* WHAT IS ASKED
Write out all the lines again, precisely as they stand, but without the images.

* AVAILABLE DATA
——————————

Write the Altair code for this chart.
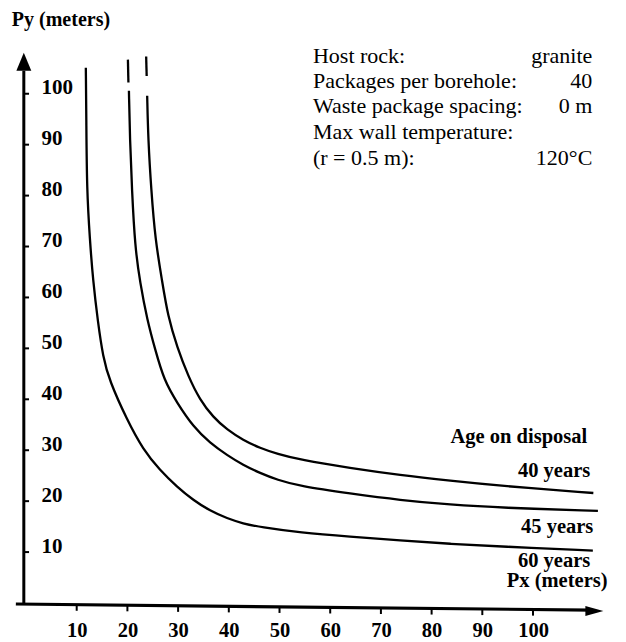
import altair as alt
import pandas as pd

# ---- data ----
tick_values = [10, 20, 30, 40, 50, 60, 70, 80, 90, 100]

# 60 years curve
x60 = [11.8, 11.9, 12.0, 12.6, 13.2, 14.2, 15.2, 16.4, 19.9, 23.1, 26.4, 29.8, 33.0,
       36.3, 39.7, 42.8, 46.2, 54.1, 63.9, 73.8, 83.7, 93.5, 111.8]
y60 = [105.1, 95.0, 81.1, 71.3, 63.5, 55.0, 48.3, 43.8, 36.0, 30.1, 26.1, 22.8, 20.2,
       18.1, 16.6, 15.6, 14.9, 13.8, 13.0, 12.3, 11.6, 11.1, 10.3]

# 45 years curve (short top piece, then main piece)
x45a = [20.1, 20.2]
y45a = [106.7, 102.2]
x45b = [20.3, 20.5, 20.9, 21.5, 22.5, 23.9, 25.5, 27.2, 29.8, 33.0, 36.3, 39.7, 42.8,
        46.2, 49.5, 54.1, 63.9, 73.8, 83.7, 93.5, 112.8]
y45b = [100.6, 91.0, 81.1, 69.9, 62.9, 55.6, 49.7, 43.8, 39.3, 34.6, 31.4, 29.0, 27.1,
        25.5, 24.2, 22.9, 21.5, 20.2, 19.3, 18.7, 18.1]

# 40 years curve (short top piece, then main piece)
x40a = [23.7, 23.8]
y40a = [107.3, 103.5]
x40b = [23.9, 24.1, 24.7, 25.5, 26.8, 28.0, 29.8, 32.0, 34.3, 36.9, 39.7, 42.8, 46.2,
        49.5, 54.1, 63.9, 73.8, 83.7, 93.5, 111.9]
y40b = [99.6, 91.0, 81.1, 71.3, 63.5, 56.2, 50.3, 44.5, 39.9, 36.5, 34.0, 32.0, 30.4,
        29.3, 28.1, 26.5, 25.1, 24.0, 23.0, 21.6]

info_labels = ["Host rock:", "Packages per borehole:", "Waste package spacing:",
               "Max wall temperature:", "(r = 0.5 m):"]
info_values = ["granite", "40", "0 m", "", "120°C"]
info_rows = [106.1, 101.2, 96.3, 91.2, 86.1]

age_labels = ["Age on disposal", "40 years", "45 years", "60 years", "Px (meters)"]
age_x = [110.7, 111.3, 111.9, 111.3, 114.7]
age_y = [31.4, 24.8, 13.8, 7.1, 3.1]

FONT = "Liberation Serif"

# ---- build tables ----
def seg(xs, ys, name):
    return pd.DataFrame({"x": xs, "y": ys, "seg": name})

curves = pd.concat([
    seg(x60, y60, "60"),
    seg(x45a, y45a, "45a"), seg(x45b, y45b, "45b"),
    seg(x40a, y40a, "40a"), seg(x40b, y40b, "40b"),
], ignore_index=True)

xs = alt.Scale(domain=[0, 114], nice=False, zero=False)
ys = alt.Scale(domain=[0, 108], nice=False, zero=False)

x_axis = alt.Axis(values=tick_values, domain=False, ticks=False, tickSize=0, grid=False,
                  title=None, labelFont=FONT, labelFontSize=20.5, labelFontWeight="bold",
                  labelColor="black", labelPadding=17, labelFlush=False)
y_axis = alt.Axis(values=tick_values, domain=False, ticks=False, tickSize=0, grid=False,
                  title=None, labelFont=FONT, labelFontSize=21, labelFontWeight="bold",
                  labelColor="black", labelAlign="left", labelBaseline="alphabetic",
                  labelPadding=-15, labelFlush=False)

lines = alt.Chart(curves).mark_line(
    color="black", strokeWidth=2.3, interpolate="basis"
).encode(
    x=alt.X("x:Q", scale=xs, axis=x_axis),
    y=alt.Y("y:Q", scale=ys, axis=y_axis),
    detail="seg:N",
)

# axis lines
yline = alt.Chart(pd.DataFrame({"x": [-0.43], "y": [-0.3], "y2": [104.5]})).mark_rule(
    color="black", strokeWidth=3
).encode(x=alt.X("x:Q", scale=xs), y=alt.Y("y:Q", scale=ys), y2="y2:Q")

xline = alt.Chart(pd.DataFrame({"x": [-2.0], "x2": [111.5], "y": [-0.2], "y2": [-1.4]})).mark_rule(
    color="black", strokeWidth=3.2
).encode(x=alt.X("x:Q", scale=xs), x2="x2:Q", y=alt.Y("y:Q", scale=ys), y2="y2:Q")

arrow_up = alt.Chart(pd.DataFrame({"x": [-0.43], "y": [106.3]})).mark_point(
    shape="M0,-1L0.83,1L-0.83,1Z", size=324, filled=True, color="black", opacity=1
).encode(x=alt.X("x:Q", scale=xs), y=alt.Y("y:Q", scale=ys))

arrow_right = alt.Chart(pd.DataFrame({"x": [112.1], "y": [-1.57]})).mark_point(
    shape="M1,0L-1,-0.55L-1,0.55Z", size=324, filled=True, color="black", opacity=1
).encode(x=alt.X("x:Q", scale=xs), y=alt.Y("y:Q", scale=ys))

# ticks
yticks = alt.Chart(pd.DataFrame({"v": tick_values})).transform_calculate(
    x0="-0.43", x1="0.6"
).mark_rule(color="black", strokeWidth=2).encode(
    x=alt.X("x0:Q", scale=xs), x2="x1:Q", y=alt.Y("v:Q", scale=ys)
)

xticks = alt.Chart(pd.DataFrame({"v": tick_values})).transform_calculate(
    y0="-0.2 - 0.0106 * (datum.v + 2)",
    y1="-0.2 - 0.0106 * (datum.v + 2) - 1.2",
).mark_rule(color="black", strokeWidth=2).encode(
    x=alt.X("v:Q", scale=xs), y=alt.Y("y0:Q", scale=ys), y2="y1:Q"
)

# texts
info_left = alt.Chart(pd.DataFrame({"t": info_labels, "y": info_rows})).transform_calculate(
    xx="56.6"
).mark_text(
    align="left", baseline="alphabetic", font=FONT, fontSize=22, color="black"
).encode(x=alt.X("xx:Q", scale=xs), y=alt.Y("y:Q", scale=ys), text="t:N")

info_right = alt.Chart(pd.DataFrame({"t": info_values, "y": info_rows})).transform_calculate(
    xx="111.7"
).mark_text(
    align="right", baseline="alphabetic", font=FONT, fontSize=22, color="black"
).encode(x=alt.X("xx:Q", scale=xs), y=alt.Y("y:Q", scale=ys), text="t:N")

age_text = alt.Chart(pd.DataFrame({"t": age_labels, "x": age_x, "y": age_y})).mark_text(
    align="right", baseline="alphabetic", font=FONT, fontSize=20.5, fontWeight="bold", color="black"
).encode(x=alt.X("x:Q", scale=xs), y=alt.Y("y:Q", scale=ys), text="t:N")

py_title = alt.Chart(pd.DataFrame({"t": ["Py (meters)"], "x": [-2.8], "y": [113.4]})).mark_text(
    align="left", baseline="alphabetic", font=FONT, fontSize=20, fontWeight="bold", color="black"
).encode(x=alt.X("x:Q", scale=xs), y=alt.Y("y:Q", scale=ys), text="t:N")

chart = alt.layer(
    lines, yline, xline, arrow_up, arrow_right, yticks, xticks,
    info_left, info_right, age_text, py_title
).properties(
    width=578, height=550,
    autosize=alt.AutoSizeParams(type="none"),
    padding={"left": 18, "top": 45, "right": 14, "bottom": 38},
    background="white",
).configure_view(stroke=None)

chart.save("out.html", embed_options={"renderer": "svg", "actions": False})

——————————

* ANSWER FOR THIS EXERCISE
Write the Altair code for this chart.
import altair as alt
import pandas as pd

# ---- data ----
tick_values = [10, 20, 30, 40, 50, 60, 70, 80, 90, 100]

# 60 years curve
x60 = [11.8, 11.9, 12.0, 12.6, 13.2, 14.2, 15.2, 16.4, 19.9, 23.1, 26.4, 29.8, 33.0,
       36.3, 39.7, 42.8, 46.2, 54.1, 63.9, 73.8, 83.7, 93.5, 111.8]
y60 = [105.1, 95.0, 81.1, 71.3, 63.5, 55.0, 48.3, 43.8, 36.0, 30.1, 26.1, 22.8, 20.2,
       18.1, 16.6, 15.6, 14.9, 13.8, 13.0, 12.3, 11.6, 11.1, 10.3]

# 45 years curve (short top piece, then main piece)
x45a = [20.1, 20.2]
y45a = [106.7, 102.2]
x45b = [20.3, 20.5, 20.9, 21.5, 22.5, 23.9, 25.5, 27.2, 29.8, 33.0, 36.3, 39.7, 42.8,
        46.2, 49.5, 54.1, 63.9, 73.8, 83.7, 93.5, 112.8]
y45b = [100.6, 91.0, 81.1, 69.9, 62.9, 55.6, 49.7, 43.8, 39.3, 34.6, 31.4, 29.0, 27.1,
        25.5, 24.2, 22.9, 21.5, 20.2, 19.3, 18.7, 18.1]

# 40 years curve (short top piece, then main piece)
x40a = [23.7, 23.8]
y40a = [107.3, 103.5]
x40b = [23.9, 24.1, 24.7, 25.5, 26.8, 28.0, 29.8, 32.0, 34.3, 36.9, 39.7, 42.8, 46.2,
        49.5, 54.1, 63.9, 73.8, 83.7, 93.5, 111.9]
y40b = [99.6, 91.0, 81.1, 71.3, 63.5, 56.2, 50.3, 44.5, 39.9, 36.5, 34.0, 32.0, 30.4,
        29.3, 28.1, 26.5, 25.1, 24.0, 23.0, 21.6]

info_labels = ["Host rock:", "Packages per borehole:", "Waste package spacing:",
               "Max wall temperature:", "(r = 0.5 m):"]
info_values = ["granite", "40", "0 m", "", "120°C"]
info_rows = [106.1, 101.2, 96.3, 91.2, 86.1]

age_labels = ["Age on disposal", "40 years", "45 years", "60 years", "Px (meters)"]
age_x = [110.7, 111.3, 111.9, 111.3, 114.7]
age_y = [31.4, 24.8, 13.8, 7.1, 3.1]

FONT = "Liberation Serif"

# ---- build tables ----
def seg(xs, ys, name):
    return pd.DataFrame({"x": xs, "y": ys, "seg": name})

curves = pd.concat([
    seg(x60, y60, "60"),
    seg(x45a, y45a, "45a"), seg(x45b, y45b, "45b"),
    seg(x40a, y40a, "40a"), seg(x40b, y40b, "40b"),
], ignore_index=True)

xs = alt.Scale(domain=[0, 114], nice=False, zero=False)
ys = alt.Scale(domain=[0, 108], nice=False, zero=False)

x_axis = alt.Axis(values=tick_values, domain=False, ticks=False, tickSize=0, grid=False,
                  title=None, labelFont=FONT, labelFontSize=20.5, labelFontWeight="bold",
                  labelColor="black", labelPadding=17, labelFlush=False)
y_axis = alt.Axis(values=tick_values, domain=False, ticks=False, tickSize=0, grid=False,
                  title=None, labelFont=FONT, labelFontSize=21, labelFontWeight="bold",
                  labelColor="black", labelAlign="left", labelBaseline="alphabetic",
                  labelPadding=-15, labelFlush=False)

lines = alt.Chart(curves).mark_line(
    color="black", strokeWidth=2.3, interpolate="basis"
).encode(
    x=alt.X("x:Q", scale=xs, axis=x_axis),
    y=alt.Y("y:Q", scale=ys, axis=y_axis),
    detail="seg:N",
)

# axis lines
yline = alt.Chart(pd.DataFrame({"x": [-0.43], "y": [-0.3], "y2": [104.5]})).mark_rule(
    color="black", strokeWidth=3
).encode(x=alt.X("x:Q", scale=xs), y=alt.Y("y:Q", scale=ys), y2="y2:Q")

xline = alt.Chart(pd.DataFrame({"x": [-2.0], "x2": [111.5], "y": [-0.2], "y2": [-1.4]})).mark_rule(
    color="black", strokeWidth=3.2
).encode(x=alt.X("x:Q", scale=xs), x2="x2:Q", y=alt.Y("y:Q", scale=ys), y2="y2:Q")

arrow_up = alt.Chart(pd.DataFrame({"x": [-0.43], "y": [106.3]})).mark_point(
    shape="M0,-1L0.83,1L-0.83,1Z", size=324, filled=True, color="black", opacity=1
).encode(x=alt.X("x:Q", scale=xs), y=alt.Y("y:Q", scale=ys))

arrow_right = alt.Chart(pd.DataFrame({"x": [112.1], "y": [-1.57]})).mark_point(
    shape="M1,0L-1,-0.55L-1,0.55Z", size=324, filled=True, color="black", opacity=1
).encode(x=alt.X("x:Q", scale=xs), y=alt.Y("y:Q", scale=ys))

# ticks
yticks = alt.Chart(pd.DataFrame({"v": tick_values})).transform_calculate(
    x0="-0.43", x1="0.6"
).mark_rule(color="black", strokeWidth=2).encode(
    x=alt.X("x0:Q", scale=xs), x2="x1:Q", y=alt.Y("v:Q", scale=ys)
)

xticks = alt.Chart(pd.DataFrame({"v": tick_values})).transform_calculate(
    y0="-0.2 - 0.0106 * (datum.v + 2)",
    y1="-0.2 - 0.0106 * (datum.v + 2) - 1.2",
).mark_rule(color="black", strokeWidth=2).encode(
    x=alt.X("v:Q", scale=xs), y=alt.Y("y0:Q", scale=ys), y2="y1:Q"
)

# texts
info_left = alt.Chart(pd.DataFrame({"t": info_labels, "y": info_rows})).transform_calculate(
    xx="56.6"
).mark_text(
    align="left", baseline="alphabetic", font=FONT, fontSize=22, color="black"
).encode(x=alt.X("xx:Q", scale=xs), y=alt.Y("y:Q", scale=ys), text="t:N")

info_right = alt.Chart(pd.DataFrame({"t": info_values, "y": info_rows})).transform_calculate(
    xx="111.7"
).mark_text(
    align="right", baseline="alphabetic", font=FONT, fontSize=22, color="black"
).encode(x=alt.X("xx:Q", scale=xs), y=alt.Y("y:Q", scale=ys), text="t:N")

age_text = alt.Chart(pd.DataFrame({"t": age_labels, "x": age_x, "y": age_y})).mark_text(
    align="right", baseline="alphabetic", font=FONT, fontSize=20.5, fontWeight="bold", color="black"
).encode(x=alt.X("x:Q", scale=xs), y=alt.Y("y:Q", scale=ys), text="t:N")

py_title = alt.Chart(pd.DataFrame({"t": ["Py (meters)"], "x": [-2.8], "y": [113.4]})).mark_text(
    align="left", baseline="alphabetic", font=FONT, fontSize=20, fontWeight="bold", color="black"
).encode(x=alt.X("x:Q", scale=xs), y=alt.Y("y:Q", scale=ys), text="t:N")

chart = alt.layer(
    lines, yline, xline, arrow_up, arrow_right, yticks, xticks,
    info_left, info_right, age_text, py_title
).properties(
    width=578, height=550,
    autosize=alt.AutoSizeParams(type="none"),
    padding={"left": 18, "top": 45, "right": 14, "bottom": 38},
    background="white",
).configure_view(stroke=None)

chart.save("out.html", embed_options={"renderer": "svg", "actions": False})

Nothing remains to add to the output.